10.7.02

DUMBASS QUOTE OF THE DAY:

"davniner: i have to eat now, but here's an interesting thought: philosophy is like the dark ages of human reasoning"

Riiight. As much as my Philosophy 202 GSI would disapprove of my using this argument, there'd be no science without philosophers. All the early Greeks, Euclid included-- amateur Philosophers. Don't even get me started about Pythagoras. Descartes, who, more than any other man, laid the groundwork for mathematics and physics that came after him, did his most important (and timeless) writing about Philosophy. Newton and Leibniz: both philosophers (Leibniz a particularly interesting one): Newton's groundbreaking treatise was called, after all, Mathematical Principles of Natural Philosophy.

Two other points:

1. This argument is a variation on the one famously put forward by Auguste Comte, the founder of sociology, also rather notably completely mentally unstable. I'm not sure which association is worse: endorsing the arguments of a crazy man, or a sociologist.

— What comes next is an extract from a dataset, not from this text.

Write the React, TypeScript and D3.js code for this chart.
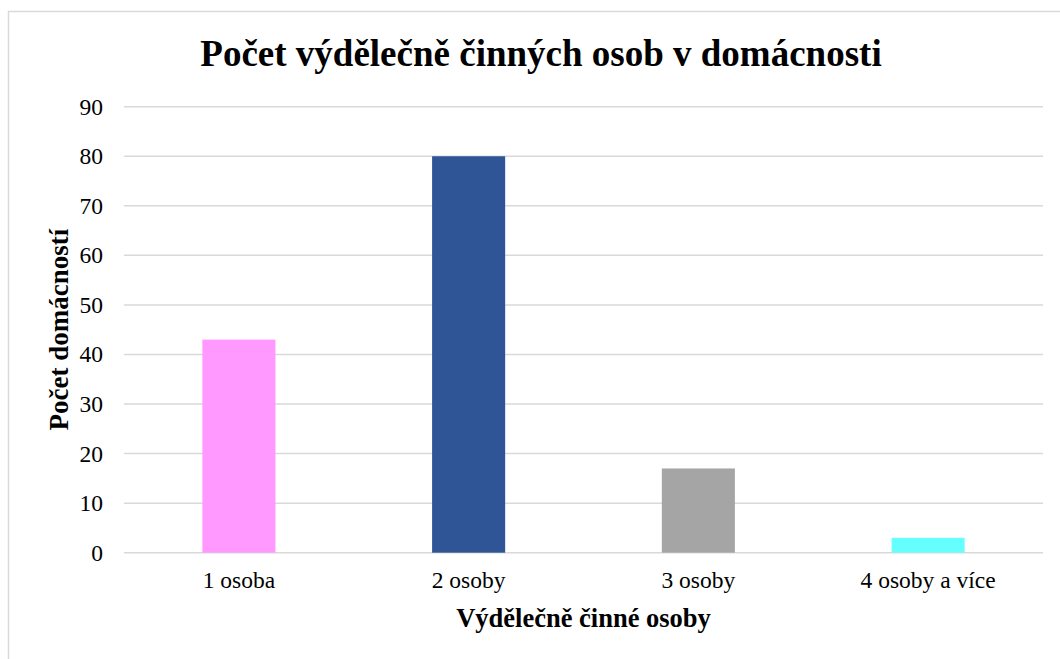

2. It is clichéd, to be sure, but it bears repeating: had Einstein never lived, someone would've eventually figured out General Relativity; if Bach had never lived, there'd be no Brandenberg Concertos. And, in my opinion, the world would be a worse place without the latter than without the former. But I can understand why scientists (and future scientists) are reticent to accept this: even if they're great geniuses, they're never that far ahead of their time, and someone else would always eventually be able to do their work. Hell, they'll even be surpassed by someone else someday. But Shakespeare, Rembrandt, Beethoven, Socrates: those men are the sine qua non of civilization. If I were going into a profession where I'd be another unimportant cog, I'd be bitter too.